# What you have to do
Render the material again word for word, skipping the pictures in it.

# Dataset extract
——

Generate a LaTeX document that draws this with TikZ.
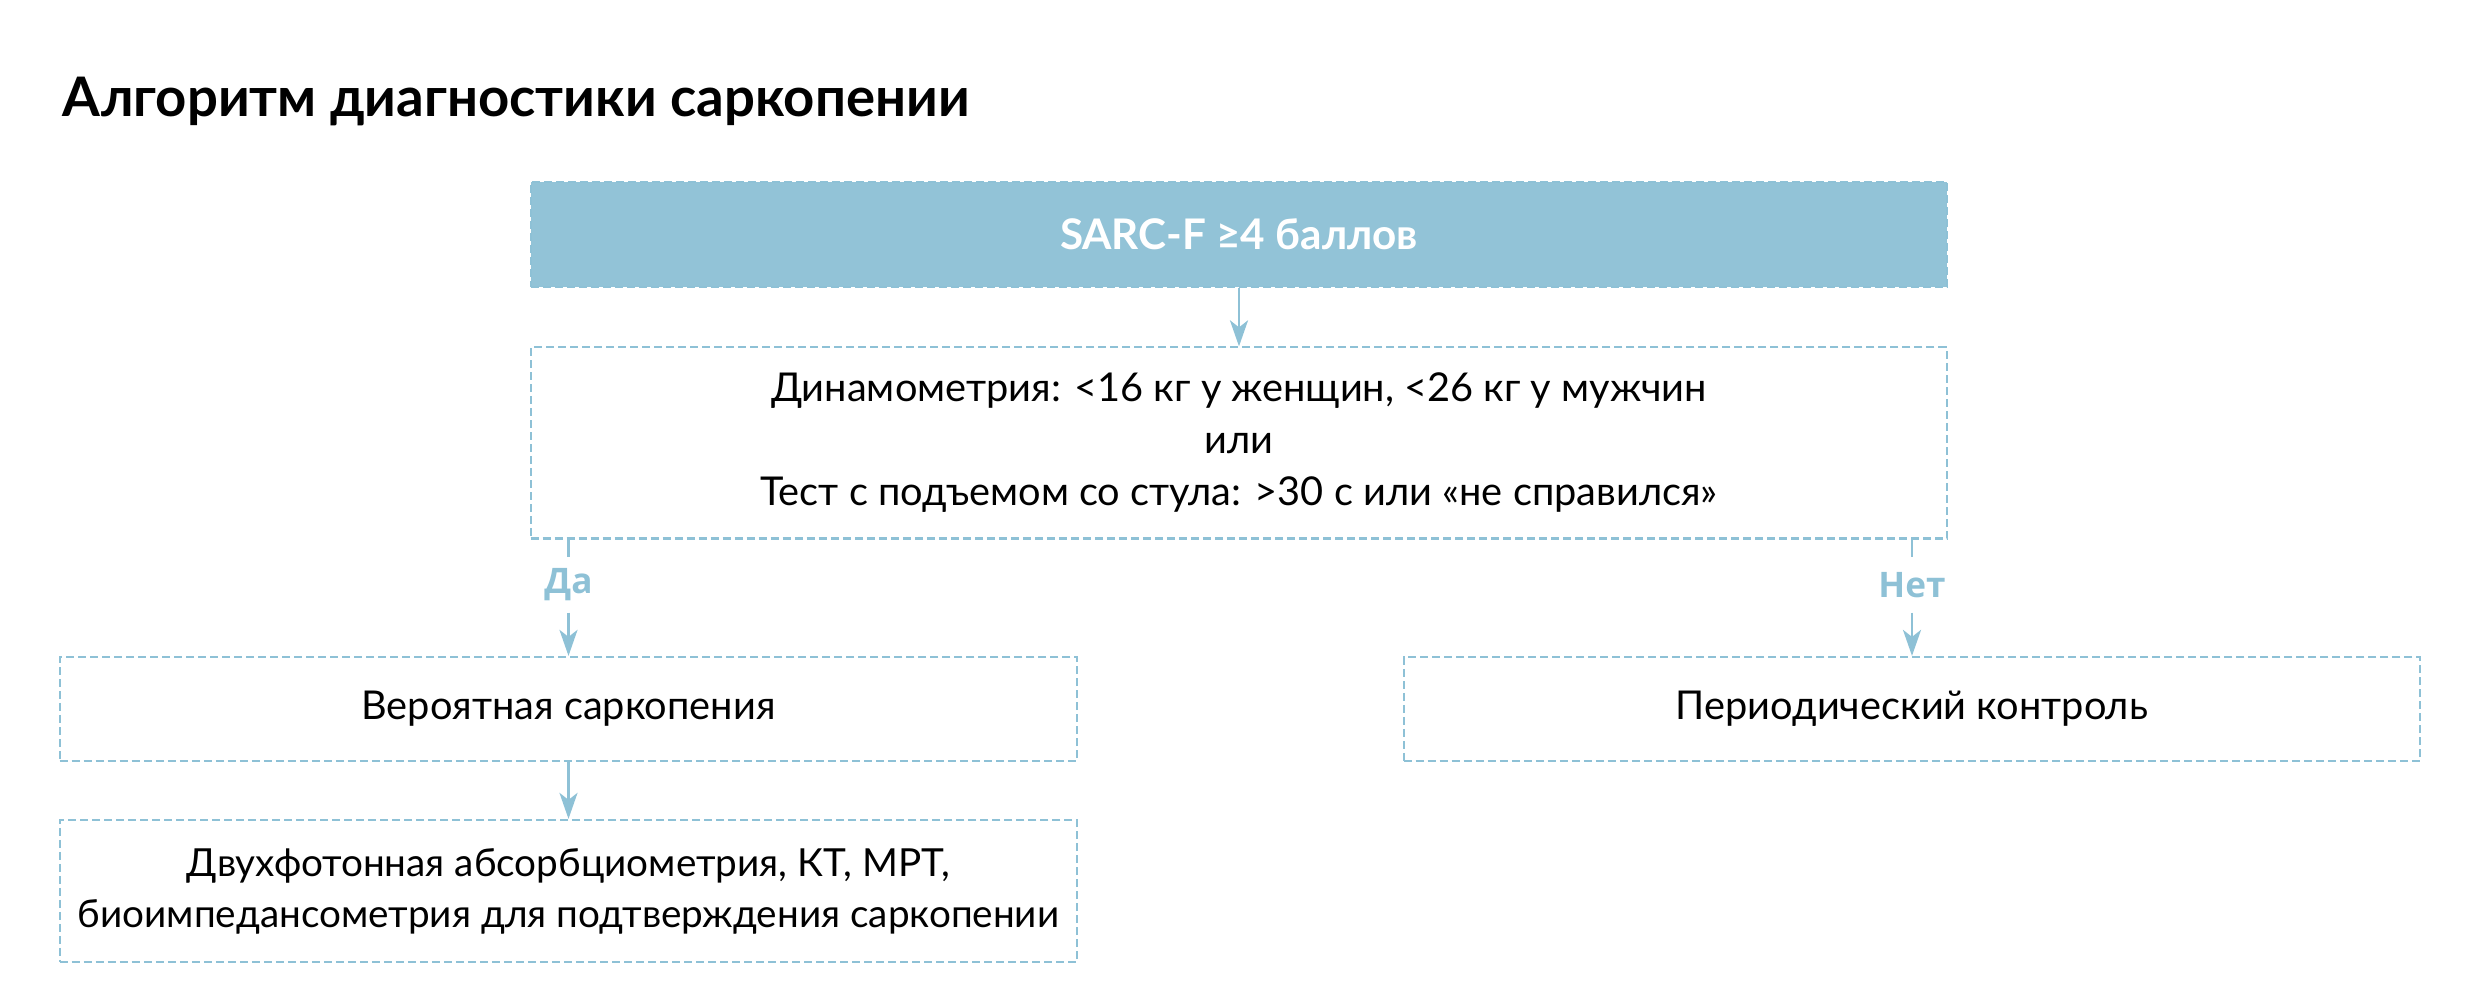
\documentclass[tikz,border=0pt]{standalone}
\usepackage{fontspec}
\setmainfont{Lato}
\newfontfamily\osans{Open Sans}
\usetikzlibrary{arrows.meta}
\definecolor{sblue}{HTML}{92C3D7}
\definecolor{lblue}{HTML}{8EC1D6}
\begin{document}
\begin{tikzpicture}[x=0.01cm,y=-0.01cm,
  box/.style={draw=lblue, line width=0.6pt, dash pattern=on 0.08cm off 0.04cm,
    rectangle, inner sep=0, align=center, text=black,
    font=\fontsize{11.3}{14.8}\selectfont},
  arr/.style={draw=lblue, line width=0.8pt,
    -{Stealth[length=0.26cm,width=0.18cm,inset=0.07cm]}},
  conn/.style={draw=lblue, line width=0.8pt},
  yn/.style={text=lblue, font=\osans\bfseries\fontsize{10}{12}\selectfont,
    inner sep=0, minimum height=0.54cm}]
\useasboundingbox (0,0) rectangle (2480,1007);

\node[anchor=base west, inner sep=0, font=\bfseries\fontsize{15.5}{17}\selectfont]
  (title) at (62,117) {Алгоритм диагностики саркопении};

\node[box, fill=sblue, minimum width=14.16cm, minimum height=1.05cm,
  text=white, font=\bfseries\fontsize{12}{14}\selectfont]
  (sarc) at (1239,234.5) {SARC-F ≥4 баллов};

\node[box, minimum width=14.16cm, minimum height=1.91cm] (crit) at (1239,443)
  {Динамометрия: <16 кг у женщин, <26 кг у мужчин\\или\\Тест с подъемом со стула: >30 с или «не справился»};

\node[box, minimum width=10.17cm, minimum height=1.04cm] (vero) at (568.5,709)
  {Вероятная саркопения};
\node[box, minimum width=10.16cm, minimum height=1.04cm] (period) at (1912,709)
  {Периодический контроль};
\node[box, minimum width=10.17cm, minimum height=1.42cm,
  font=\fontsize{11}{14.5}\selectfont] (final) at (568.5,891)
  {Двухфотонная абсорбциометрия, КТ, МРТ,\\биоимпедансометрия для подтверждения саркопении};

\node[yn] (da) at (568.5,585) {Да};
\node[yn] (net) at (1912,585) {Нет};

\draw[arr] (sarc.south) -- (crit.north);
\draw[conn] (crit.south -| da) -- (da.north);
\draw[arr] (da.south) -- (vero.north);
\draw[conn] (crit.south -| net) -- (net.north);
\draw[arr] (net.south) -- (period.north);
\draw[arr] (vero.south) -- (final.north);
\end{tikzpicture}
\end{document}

——

# Solution to the problem
Generate a LaTeX document that draws this with TikZ.
\documentclass[tikz,border=0pt]{standalone}
\usepackage{fontspec}
\setmainfont{Lato}
\newfontfamily\osans{Open Sans}
\usetikzlibrary{arrows.meta}
\definecolor{sblue}{HTML}{92C3D7}
\definecolor{lblue}{HTML}{8EC1D6}
\begin{document}
\begin{tikzpicture}[x=0.01cm,y=-0.01cm,
  box/.style={draw=lblue, line width=0.6pt, dash pattern=on 0.08cm off 0.04cm,
    rectangle, inner sep=0, align=center, text=black,
    font=\fontsize{11.3}{14.8}\selectfont},
  arr/.style={draw=lblue, line width=0.8pt,
    -{Stealth[length=0.26cm,width=0.18cm,inset=0.07cm]}},
  conn/.style={draw=lblue, line width=0.8pt},
  yn/.style={text=lblue, font=\osans\bfseries\fontsize{10}{12}\selectfont,
    inner sep=0, minimum height=0.54cm}]
\useasboundingbox (0,0) rectangle (2480,1007);

\node[anchor=base west, inner sep=0, font=\bfseries\fontsize{15.5}{17}\selectfont]
  (title) at (62,117) {Алгоритм диагностики саркопении};

\node[box, fill=sblue, minimum width=14.16cm, minimum height=1.05cm,
  text=white, font=\bfseries\fontsize{12}{14}\selectfont]
  (sarc) at (1239,234.5) {SARC-F ≥4 баллов};

\node[box, minimum width=14.16cm, minimum height=1.91cm] (crit) at (1239,443)
  {Динамометрия: <16 кг у женщин, <26 кг у мужчин\\или\\Тест с подъемом со стула: >30 с или «не справился»};

\node[box, minimum width=10.17cm, minimum height=1.04cm] (vero) at (568.5,709)
  {Вероятная саркопения};
\node[box, minimum width=10.16cm, minimum height=1.04cm] (period) at (1912,709)
  {Периодический контроль};
\node[box, minimum width=10.17cm, minimum height=1.42cm,
  font=\fontsize{11}{14.5}\selectfont] (final) at (568.5,891)
  {Двухфотонная абсорбциометрия, КТ, МРТ,\\биоимпедансометрия для подтверждения саркопении};

\node[yn] (da) at (568.5,585) {Да};
\node[yn] (net) at (1912,585) {Нет};

\draw[arr] (sarc.south) -- (crit.north);
\draw[conn] (crit.south -| da) -- (da.north);
\draw[arr] (da.south) -- (vero.north);
\draw[conn] (crit.south -| net) -- (net.north);
\draw[arr] (net.south) -- (period.north);
\draw[arr] (vero.south) -- (final.north);
\end{tikzpicture}
\end{document}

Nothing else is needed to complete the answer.